269.7
How China’s Media Are Researched in Japan?

Wednesday, 18 July 2018: 15:45
Location: 401 (MTCC SOUTH BUILDING)
Oral Presentation
Ai SONG, Keio University, Tokyo, Japan
As an important neighbor country and a rising power, China has been a main research object for area studies researcher in Japan. As a part of social process, China's media communication came up for debate in Japanese China research.

By detected 38 academic articles on 6 main Japanese journals on mass communication or China area studies, from 2000 to 2017, I argue most of such studies took either the perspective of communication technology as agency of social change, or the perspective of social context as filter, in "the technology-context scheme". When the concept of "power" is mentioned in such research, it is about either the government's political power of censorship, or technological empowerment for the people. That means China's media is seen as either object or subject of political "power".

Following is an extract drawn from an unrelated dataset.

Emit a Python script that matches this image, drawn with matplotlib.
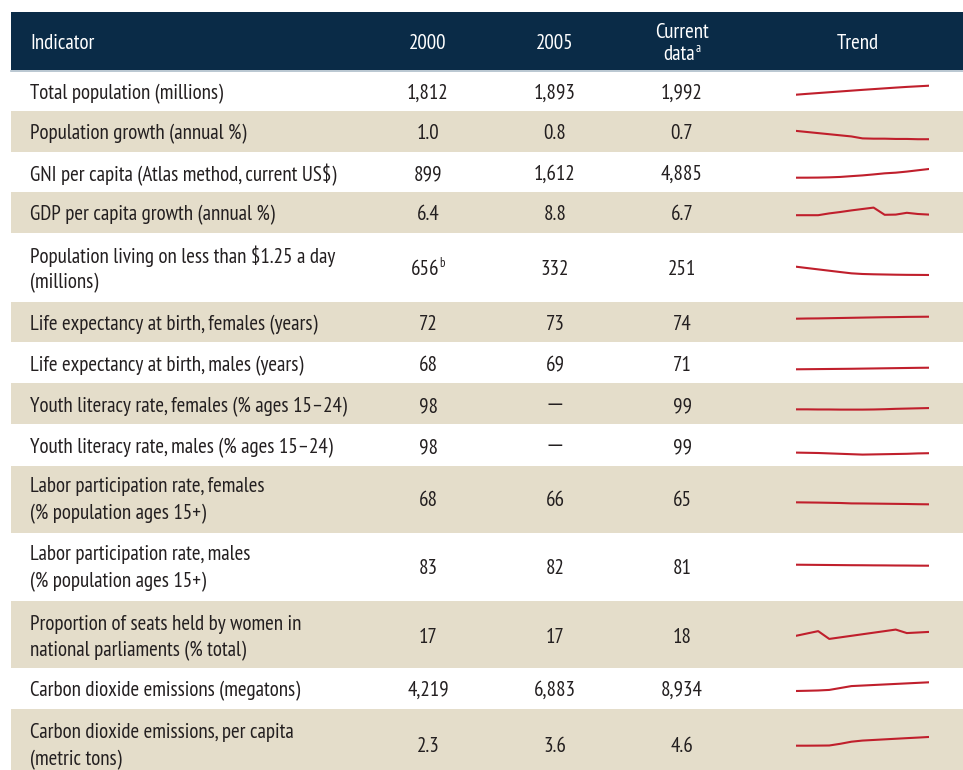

Meanwhile, according to Japanese researcher of political communication, OISHI yutaka, the relationship between media and power can be categorized into 4 types. The first of them is that media could either be interfered by political power or play a role of the fourth estate, which is frequently mentioned in China's media research. The second type is that media do possess a power of selecting issues from thousands of them to report. The third type means that media reporting can evoke public opinions or "power up" one kind of public opinion. And the last type is that media can construct collective memories and hold the power of defining news issues by framing. The last 3 types of relationship between media and power are almost left unmentioned in China's media research in Japan.

This situation is a consequence of the lack of perspective of journalism and mass communication and the overweighting of China's politics analysis in China's media research in Japan.